Lebanese President Michel Aoun tripped and fell face down as Arab heads of state gathered at the start of their summit at the Dead Sea in Jordan on Wednesday, television footage showed.
Aoun, 82, appeared to trip on a low, red-carpeted podium where flags of Arab states had been arranged. Two men in suits rushed to help him to his feet as Egyptian President Abdel Fattah al-Sisi stood nearby.
Aoun became head of state last year in a political deal that saw Saad al-Hariri appointed prime minister, ending a 2-1/2 year vacuum in the presidency.
Aoun, Prime Minister Saad Hariri, and Foreign Minister Gebran Bassil are all attending the Arab League Summit in Jordan.
Palestinian statehood
The Arab leaders poised to endorse key Palestinian positions in the conflict with Israel — a signal to President Donald Trump that a deal on Palestinian statehood must precede any Israeli-Arab normalization.
The Palestinian quest for independence also served as a showcase for Arab unity in a fractured region, where leaders find themselves on opposite sides of long-running conflicts, particularly Syria’s six-year-old civil war.
The 21 kings, presidents and top officials gathered on the Jordanian side of the Dead Sea, with a clear view of the Israeli-occupied West Bank on the opposite shore.
Syrian President Bashar Assad was absent; he hasn’t been invited since Syria’s suspension from the 22-member Arab League following his crackdown on a 2011 uprising that quickly turned into a brutal civil war.
The gathering came ahead of White House meetings in coming weeks between Trump and three Arab leaders — Jordan’s King Abdullah II, Egyptian President Abdel-Fattah el-Sissi and Palestinian President Mahmoud Abbas.

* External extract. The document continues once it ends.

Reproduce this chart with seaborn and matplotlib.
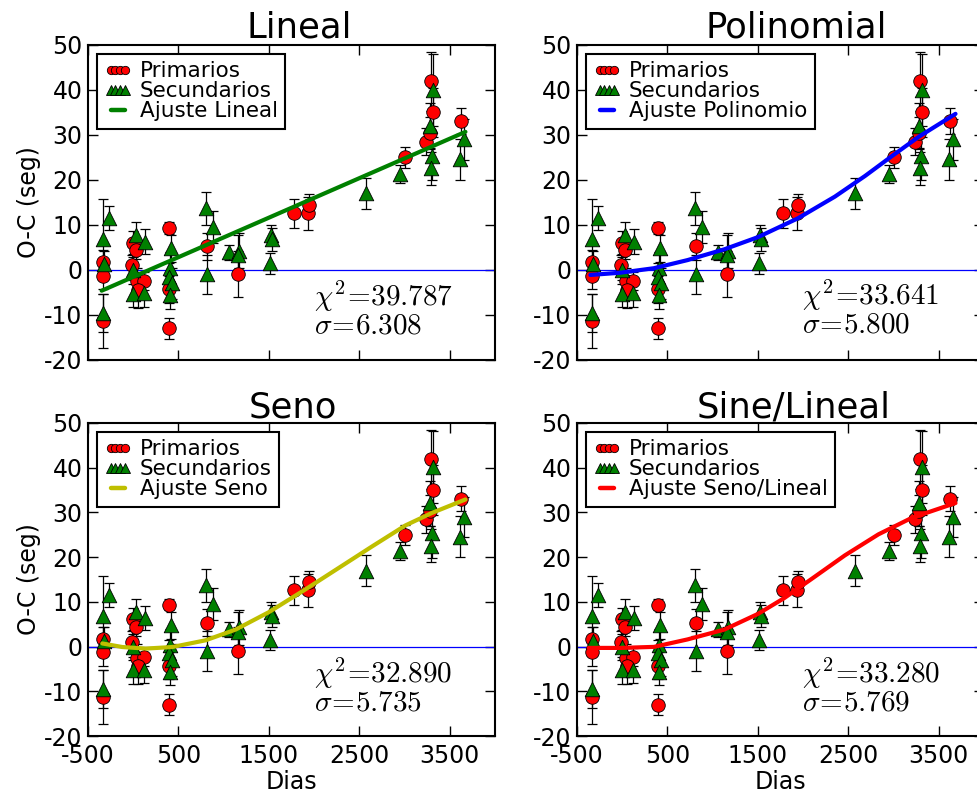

The Palestinians want to set up a state in the West Bank, Gaza Strip and east Jerusalem, lands Israel captured in the 1967 Mideast war.
On Wednesday, the leaders were expected to reaffirm a 2002 Arab peace plan that offers Israel normalization with dozens of Arab and Muslim countries if it cedes the war-won lands for the creation of a Palestinian state.
Israeli Prime Minister Benjamin Netanyahu has not formally abandoned his stated support for the two-state solution, but has stopped mentioning it in his speeches since Trump was elected. Instead, he has made vague statements about seeking a region-wide agreement.
Netanyahu frequently boasts of strong behind-the-scenes alliances with unidentified Arab countries.
The Arab summit was to adopt a series of resolutions, several dealing with the Palestinian issue. The statements, subject to last-minute change, were previously endorsed by Arab foreign ministers.
The draft resolutions condemn Israeli policies, including settlement construction, that are “aimed at eliminating the two-state solution and replacing it with apartheid.”
They also warned against moving diplomatic missions to contested Jerusalem, whose eastern sector is sought by the Palestinians as a capital. Trump has said he would move the U.S. Embassy in Israel to Jerusalem, but relocation no longer appears imminent.
Jordan’s king told the summit’s opening session that there can be no peace or stability in the region without setting up a Palestinian state alongside Israel.